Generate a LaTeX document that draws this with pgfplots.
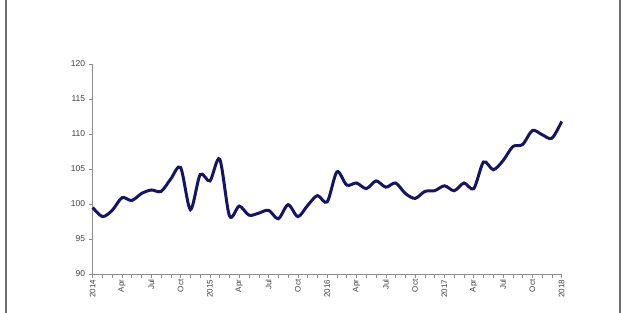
\documentclass[border=0pt]{standalone}
\usepackage{pgfplots}
\pgfplotsset{compat=1.18}
\usepackage{fontspec}
\setmainfont{Liberation Sans}
\definecolor{navy}{HTML}{16165F}
\definecolor{axgray}{HTML}{8C8C8C}
\begin{document}
\begin{tikzpicture}[x=1pt,y=1pt]
\useasboundingbox (0,0) rectangle (626,313);
\fill[white] (0,0) rectangle (626,313);
\draw[axgray!80!black, line width=2pt] (5.5,0) -- (5.5,313);
\draw[axgray!80!black, line width=2pt] (620,0) -- (620,313);
\begin{axis}[
  at={(92.7pt,39pt)}, anchor=south west,
  scale only axis, width=469pt, height=210pt,
  xmin=0, xmax=48, ymin=90, ymax=120,
  axis x line*=bottom, axis y line*=left,
  axis line style={axgray, line width=0.8pt},
  tick style={axgray, line width=0.6pt},
  tick align=outside,
  major tick length=4pt, minor tick length=4pt,
  ytick={90,95,...,120},
  xtick={0,3,...,48},
  minor xtick={0,1,...,48},
  xticklabels={2014,Apr,Jul,Oct,2015,Apr,Jul,Oct,2016,Apr,Jul,Oct,2017,Apr,Jul,Oct,2018},
  xticklabel style={rotate=90, anchor=east, font=\fontsize{8}{9}\selectfont, text=black!75, inner sep=1.5pt},
  yticklabel style={font=\fontsize{8.5}{10}\selectfont, text=black!75},
  /pgf/number format/assume math mode=true,
  clip=false,
]
\addplot[navy, line width=3pt, smooth, tension=0.5] coordinates {
(0,99.5) (1,98.2) (2,99.1) (3,100.9) (4,100.5) (5,101.5) (6,102.0) (7,101.8)
(8,103.6) (9,105.2) (10,99.2) (11,104.2) (12,103.3) (13,106.4) (14,98.3) (15,99.7)
(16,98.4) (17,98.7) (18,99.1) (19,97.9) (20,99.9) (21,98.2) (22,99.8) (23,101.2)
(24,100.3) (25,104.6) (26,102.7) (27,103.0) (28,102.2) (29,103.3) (30,102.4) (31,103.0)
(32,101.5) (33,100.8) (34,101.8) (35,101.9) (36,102.6) (37,101.9) (38,103.0) (39,102.2)
(40,106.0) (41,104.9) (42,106.2) (43,108.2) (44,108.5) (45,110.5) (46,109.9) (47,109.4)
(48,111.8)};
\end{axis}
\end{tikzpicture}
\end{document}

======

[Short exercise] Please write out all the data again word for word, but not the pictures.

[Result of this exercise]
Generate a LaTeX document that draws this with pgfplots.
\documentclass[border=0pt]{standalone}
\usepackage{pgfplots}
\pgfplotsset{compat=1.18}
\usepackage{fontspec}
\setmainfont{Liberation Sans}
\definecolor{navy}{HTML}{16165F}
\definecolor{axgray}{HTML}{8C8C8C}
\begin{document}
\begin{tikzpicture}[x=1pt,y=1pt]
\useasboundingbox (0,0) rectangle (626,313);
\fill[white] (0,0) rectangle (626,313);
\draw[axgray!80!black, line width=2pt] (5.5,0) -- (5.5,313);
\draw[axgray!80!black, line width=2pt] (620,0) -- (620,313);
\begin{axis}[
  at={(92.7pt,39pt)}, anchor=south west,
  scale only axis, width=469pt, height=210pt,
  xmin=0, xmax=48, ymin=90, ymax=120,
  axis x line*=bottom, axis y line*=left,
  axis line style={axgray, line width=0.8pt},
  tick style={axgray, line width=0.6pt},
  tick align=outside,
  major tick length=4pt, minor tick length=4pt,
  ytick={90,95,...,120},
  xtick={0,3,...,48},
  minor xtick={0,1,...,48},
  xticklabels={2014,Apr,Jul,Oct,2015,Apr,Jul,Oct,2016,Apr,Jul,Oct,2017,Apr,Jul,Oct,2018},
  xticklabel style={rotate=90, anchor=east, font=\fontsize{8}{9}\selectfont, text=black!75, inner sep=1.5pt},
  yticklabel style={font=\fontsize{8.5}{10}\selectfont, text=black!75},
  /pgf/number format/assume math mode=true,
  clip=false,
]
\addplot[navy, line width=3pt, smooth, tension=0.5] coordinates {
(0,99.5) (1,98.2) (2,99.1) (3,100.9) (4,100.5) (5,101.5) (6,102.0) (7,101.8)
(8,103.6) (9,105.2) (10,99.2) (11,104.2) (12,103.3) (13,106.4) (14,98.3) (15,99.7)
(16,98.4) (17,98.7) (18,99.1) (19,97.9) (20,99.9) (21,98.2) (22,99.8) (23,101.2)
(24,100.3) (25,104.6) (26,102.7) (27,103.0) (28,102.2) (29,103.3) (30,102.4) (31,103.0)
(32,101.5) (33,100.8) (34,101.8) (35,101.9) (36,102.6) (37,101.9) (38,103.0) (39,102.2)
(40,106.0) (41,104.9) (42,106.2) (43,108.2) (44,108.5) (45,110.5) (46,109.9) (47,109.4)
(48,111.8)};
\end{axis}
\end{tikzpicture}
\end{document}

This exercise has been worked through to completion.